Eivind verlässt Sunniva, und Julie zieht mit ihm zusammen. Ihre Beziehung wird auf die Probe gestellt, als Julie von Aksels Krebserkrankung erfährt. Ihre Schwangerschaft und der darauffolgende Besuch bei Aksel im Krankenhaus bringen tiefgründige Emotionen zum Vorschein. Aksels Tod und Julies Fehlgeburt sind schmerzhafte Ereignisse, die sie zutiefst prägen. Letztendlich findet Julie ihre Berufung als Fotografin am Set eines Films. Die Begegnung mit Eivind und einem Baby draußen zeigt die Fortführung des Lebens trotz vergangener Trauer. Julies Reise ist eine emotionale Achterbahn der Selbstfindung, Liebe und des Verlustes.

Fazit und Kritik zum Film „Der schlimmste Mensch der Welt“

Der schlimmste Mensch der Welt„, Joachim Triers jüngstes Werk, führt uns zurück zu den filmischen Wurzeln des norwegischen Autors. Der Film rundet eine Trilogie ab, die sich kritisch mit der wohlhabenden Oberschicht Oslos auseinandersetzt. Julie, eine junge Frau aus eben dieser Schicht, verkörpert das Dilemma der Generation, die vor lauter Möglichkeiten nicht weiß, wohin mit sich. Die Erzählung folgt ihr durch eine Phase des Ausprobierens und des ständigen Wandels. Sie wechselt ihre Studienrichtung von Medizin zu Psychologie und schließlich zur Fotografie. Ihre Beziehung zu Aksel, einem deutlich älteren Comic-Künstler, und später zu Eivind, spiegelt ihre Suche nach Identität und Zugehörigkeit.
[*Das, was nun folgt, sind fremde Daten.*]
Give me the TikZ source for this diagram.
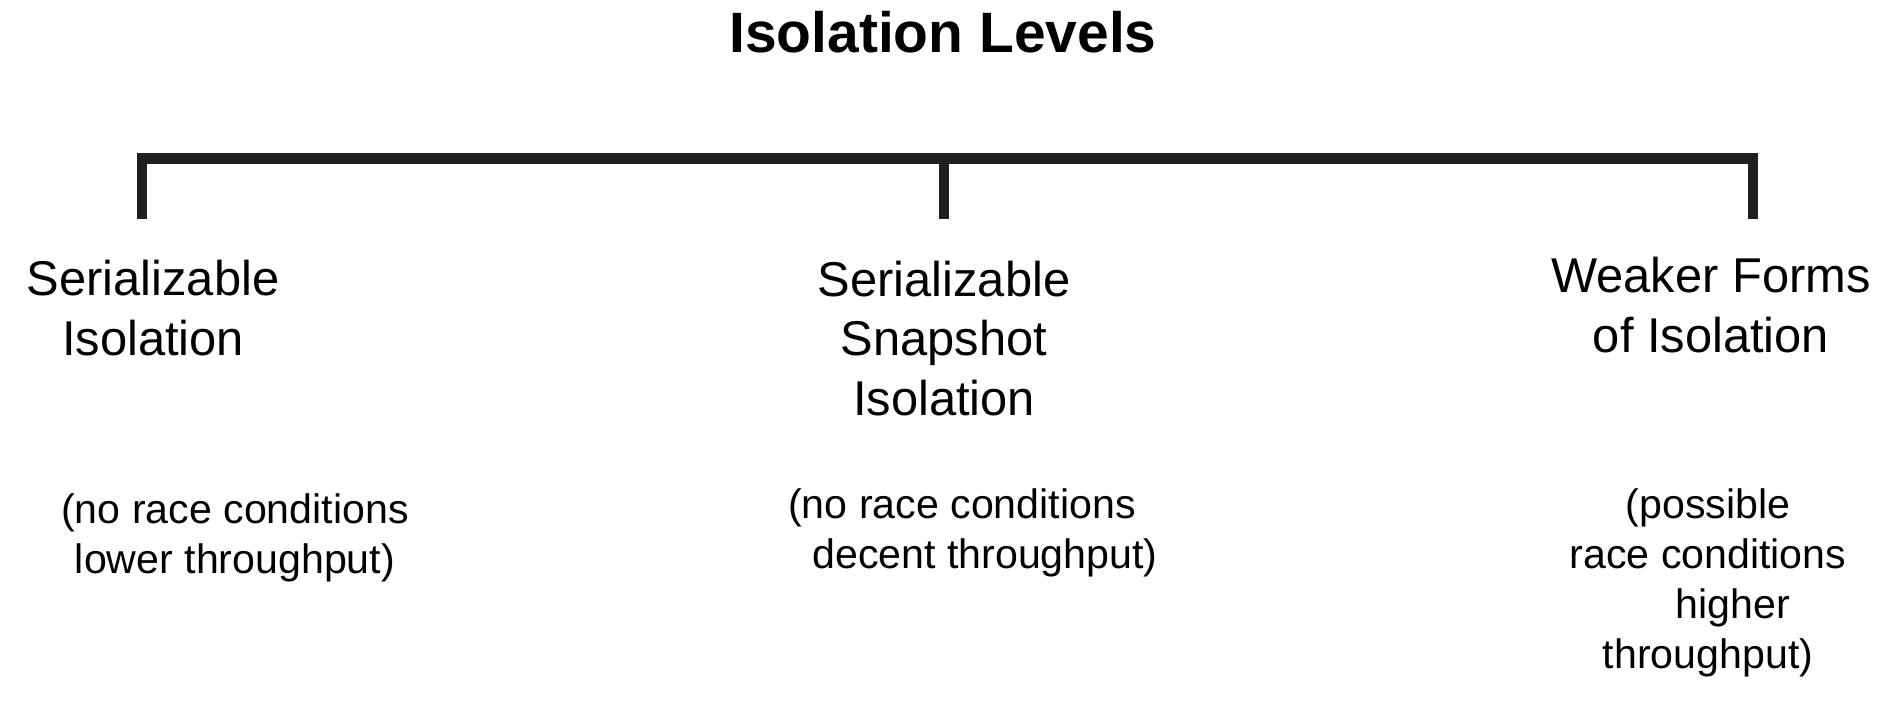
\documentclass[tikz,border=0pt]{standalone}
\usepackage{fontspec}
\setmainfont{Liberation Sans}
\usepackage{tikz}
\usetikzlibrary{positioning}
\tikzset{
	titletext/.style={font=\fontsize{16.2}{19}\selectfont\bfseries, inner sep=0pt, anchor=base}
}
\tikzset{
	leveltext/.style={font=\fontsize{13.9}{16.8}\selectfont, align=center, inner sep=0pt, anchor=base}
}
\tikzset{
	notetext/.style={font=\fontsize{11.7}{14.2}\selectfont, align=center, inner sep=0pt, anchor=base}
}
\tikzset{
	bracket/.style={line width=3.1pt, color=black!88}
}

\begin{document}
\begin{tikzpicture}
      \useasboundingbox (0,0) rectangle (18.96,7);
      % title
      \node[titletext] (title) at (9.43,6.48) {Isolation Levels};
      % bracket
      \coordinate (lb) at (1.42,4.81);
      \coordinate (lt) at (1.42,5.415);
      \coordinate (mb) at (9.44,4.81);
      \coordinate (mt) at (9.44,5.415);
      \coordinate (rb) at (17.53,4.81);
      \coordinate (rt) at (17.53,5.415);
      \draw[bracket] (lb) -- (lt) -- (rt) -- (rb);
      \draw[bracket] (mt) -- (mb);
      % levels (base = last line)
      \node[leveltext] (ser) at (1.53,3.45) {Serializable\\Isolation};
      \node[leveltext] (ssi) at (9.44,2.85) {Serializable\\Snapshot\\Isolation};
      \node[leveltext] (weak) at (17.11,3.48) {Weaker Forms\\of Isolation};
      % notes
      \node[notetext] (sernote) at (2.35,1.27) {(no race conditions\\lower throughput)};
      \node[notetext] (ssinote) at (9.62,1.32) {(no race conditions\\\hspace*{0.46cm}decent throughput)};
      \node[notetext] (weaknote) at (17.08,0.32) {(possible\\race conditions\\\hspace*{0.5cm}higher\\throughput)};
    \end{tikzpicture}
\end{document}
Der Film stellt Fragen, die in der heutigen Zeit besonders relevant erscheinen. Julies ständiges Hin und Her zwischen verschiedenen Lebensentwürfen ist eine Metapher für die Unentschlossenheit einer ganzen Generation. Sie steht symbolisch für die Millenials, die vor so vielen Optionen stehen, dass die Entscheidung zur Qual wird. Trier nutzt die Figur der Julie, um tiefgreifende gesellschaftliche Fragen nach Selbstverwirklichung, Liebe und dem Sinn des Lebens zu erkunden. Besonders bemerkenswert ist Renate Reinsves Darstellung der Julie, die mit ihrer Performance den Geist und die Zerrissenheit ihrer Generation einfängt.

Triers filmische Umsetzung ist dabei ebenso modern wie hinterfragend. Mit Animationen, schnellen Schnittfolgen und einem gezielten Einsatz von Popmusik schafft er eine visuelle und akustische Ebene, die die Thematik des Films unterstreicht. Die Nutzung eines selbstreflexiven Voice-Overs verstärkt diesen Eindruck zusätzlich. „Der schlimmste Mensch der Welt“ ist somit nicht nur eine Geschichte über die Suche nach sich selbst und dem Platz in der Welt, sondern auch ein Kommentar über die Schnelllebigkeit und Oberflächlichkeit unserer Zeit.